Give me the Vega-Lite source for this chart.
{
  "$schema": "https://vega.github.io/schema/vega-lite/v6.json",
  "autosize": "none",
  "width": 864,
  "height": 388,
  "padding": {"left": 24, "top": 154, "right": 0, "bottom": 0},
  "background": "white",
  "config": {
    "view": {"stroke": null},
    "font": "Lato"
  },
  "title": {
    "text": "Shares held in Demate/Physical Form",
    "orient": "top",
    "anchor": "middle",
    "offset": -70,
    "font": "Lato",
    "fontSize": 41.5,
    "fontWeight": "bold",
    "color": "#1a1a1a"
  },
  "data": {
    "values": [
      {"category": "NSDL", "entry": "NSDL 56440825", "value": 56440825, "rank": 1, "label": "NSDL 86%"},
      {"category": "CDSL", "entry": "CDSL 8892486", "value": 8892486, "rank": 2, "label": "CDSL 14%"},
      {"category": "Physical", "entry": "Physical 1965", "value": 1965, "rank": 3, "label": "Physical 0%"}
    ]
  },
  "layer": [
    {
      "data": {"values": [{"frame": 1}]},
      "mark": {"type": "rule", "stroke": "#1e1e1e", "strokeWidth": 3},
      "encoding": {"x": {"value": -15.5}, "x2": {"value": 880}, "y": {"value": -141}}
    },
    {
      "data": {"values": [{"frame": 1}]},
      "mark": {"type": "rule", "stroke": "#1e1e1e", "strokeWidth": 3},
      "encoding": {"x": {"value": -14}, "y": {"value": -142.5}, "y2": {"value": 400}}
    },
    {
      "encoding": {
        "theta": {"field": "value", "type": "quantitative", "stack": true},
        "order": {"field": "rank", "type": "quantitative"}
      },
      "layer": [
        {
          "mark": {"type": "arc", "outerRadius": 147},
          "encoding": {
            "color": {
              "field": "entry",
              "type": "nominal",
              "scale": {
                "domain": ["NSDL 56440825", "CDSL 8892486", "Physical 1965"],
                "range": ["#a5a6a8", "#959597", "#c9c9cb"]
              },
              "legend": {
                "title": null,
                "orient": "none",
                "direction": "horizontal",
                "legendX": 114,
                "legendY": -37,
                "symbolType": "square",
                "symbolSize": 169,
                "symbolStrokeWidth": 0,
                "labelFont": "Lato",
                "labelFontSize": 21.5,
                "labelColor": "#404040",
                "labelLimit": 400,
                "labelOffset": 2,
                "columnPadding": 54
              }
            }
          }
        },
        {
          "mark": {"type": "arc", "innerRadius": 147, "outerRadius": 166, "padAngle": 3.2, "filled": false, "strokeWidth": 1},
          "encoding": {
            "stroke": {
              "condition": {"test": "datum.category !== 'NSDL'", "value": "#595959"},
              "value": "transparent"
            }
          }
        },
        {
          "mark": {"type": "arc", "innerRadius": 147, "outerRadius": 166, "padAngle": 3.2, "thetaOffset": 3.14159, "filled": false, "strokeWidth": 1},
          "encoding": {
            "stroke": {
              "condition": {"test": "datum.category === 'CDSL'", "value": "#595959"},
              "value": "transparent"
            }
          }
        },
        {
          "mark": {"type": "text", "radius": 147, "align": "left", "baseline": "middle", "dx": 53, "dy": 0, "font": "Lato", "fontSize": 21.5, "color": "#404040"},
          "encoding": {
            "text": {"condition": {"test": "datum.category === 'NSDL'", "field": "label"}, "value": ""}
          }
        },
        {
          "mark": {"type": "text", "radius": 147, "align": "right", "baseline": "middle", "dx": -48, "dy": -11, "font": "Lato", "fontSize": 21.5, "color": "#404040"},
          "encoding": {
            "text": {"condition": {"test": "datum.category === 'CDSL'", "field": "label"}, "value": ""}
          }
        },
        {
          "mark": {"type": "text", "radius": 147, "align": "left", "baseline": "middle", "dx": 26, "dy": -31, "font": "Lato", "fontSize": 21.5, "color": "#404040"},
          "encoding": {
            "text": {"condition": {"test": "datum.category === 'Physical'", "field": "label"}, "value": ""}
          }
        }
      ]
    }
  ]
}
--
→ Directions
Give back all the data exactly as written.

→ The result
Give me the Vega-Lite source for this chart.
{
  "$schema": "https://vega.github.io/schema/vega-lite/v6.json",
  "autosize": "none",
  "width": 864,
  "height": 388,
  "padding": {"left": 24, "top": 154, "right": 0, "bottom": 0},
  "background": "white",
  "config": {
    "view": {"stroke": null},
    "font": "Lato"
  },
  "title": {
    "text": "Shares held in Demate/Physical Form",
    "orient": "top",
    "anchor": "middle",
    "offset": -70,
    "font": "Lato",
    "fontSize": 41.5,
    "fontWeight": "bold",
    "color": "#1a1a1a"
  },
  "data": {
    "values": [
      {"category": "NSDL", "entry": "NSDL 56440825", "value": 56440825, "rank": 1, "label": "NSDL 86%"},
      {"category": "CDSL", "entry": "CDSL 8892486", "value": 8892486, "rank": 2, "label": "CDSL 14%"},
      {"category": "Physical", "entry": "Physical 1965", "value": 1965, "rank": 3, "label": "Physical 0%"}
    ]
  },
  "layer": [
    {
      "data": {"values": [{"frame": 1}]},
      "mark": {"type": "rule", "stroke": "#1e1e1e", "strokeWidth": 3},
      "encoding": {"x": {"value": -15.5}, "x2": {"value": 880}, "y": {"value": -141}}
    },
    {
      "data": {"values": [{"frame": 1}]},
      "mark": {"type": "rule", "stroke": "#1e1e1e", "strokeWidth": 3},
      "encoding": {"x": {"value": -14}, "y": {"value": -142.5}, "y2": {"value": 400}}
    },
    {
      "encoding": {
        "theta": {"field": "value", "type": "quantitative", "stack": true},
        "order": {"field": "rank", "type": "quantitative"}
      },
      "layer": [
        {
          "mark": {"type": "arc", "outerRadius": 147},
          "encoding": {
            "color": {
              "field": "entry",
              "type": "nominal",
              "scale": {
                "domain": ["NSDL 56440825", "CDSL 8892486", "Physical 1965"],
                "range": ["#a5a6a8", "#959597", "#c9c9cb"]
              },
              "legend": {
                "title": null,
                "orient": "none",
                "direction": "horizontal",
                "legendX": 114,
                "legendY": -37,
                "symbolType": "square",
                "symbolSize": 169,
                "symbolStrokeWidth": 0,
                "labelFont": "Lato",
                "labelFontSize": 21.5,
                "labelColor": "#404040",
                "labelLimit": 400,
                "labelOffset": 2,
                "columnPadding": 54
              }
            }
          }
        },
        {
          "mark": {"type": "arc", "innerRadius": 147, "outerRadius": 166, "padAngle": 3.2, "filled": false, "strokeWidth": 1},
          "encoding": {
            "stroke": {
              "condition": {"test": "datum.category !== 'NSDL'", "value": "#595959"},
              "value": "transparent"
            }
          }
        },
        {
          "mark": {"type": "arc", "innerRadius": 147, "outerRadius": 166, "padAngle": 3.2, "thetaOffset": 3.14159, "filled": false, "strokeWidth": 1},
          "encoding": {
            "stroke": {
              "condition": {"test": "datum.category === 'CDSL'", "value": "#595959"},
              "value": "transparent"
            }
          }
        },
        {
          "mark": {"type": "text", "radius": 147, "align": "left", "baseline": "middle", "dx": 53, "dy": 0, "font": "Lato", "fontSize": 21.5, "color": "#404040"},
          "encoding": {
            "text": {"condition": {"test": "datum.category === 'NSDL'", "field": "label"}, "value": ""}
          }
        },
        {
          "mark": {"type": "text", "radius": 147, "align": "right", "baseline": "middle", "dx": -48, "dy": -11, "font": "Lato", "fontSize": 21.5, "color": "#404040"},
          "encoding": {
            "text": {"condition": {"test": "datum.category === 'CDSL'", "field": "label"}, "value": ""}
          }
        },
        {
          "mark": {"type": "text", "radius": 147, "align": "left", "baseline": "middle", "dx": 26, "dy": -31, "font": "Lato", "fontSize": 21.5, "color": "#404040"},
          "encoding": {
            "text": {"condition": {"test": "datum.category === 'Physical'", "field": "label"}, "value": ""}
          }
        }
      ]
    }
  ]
}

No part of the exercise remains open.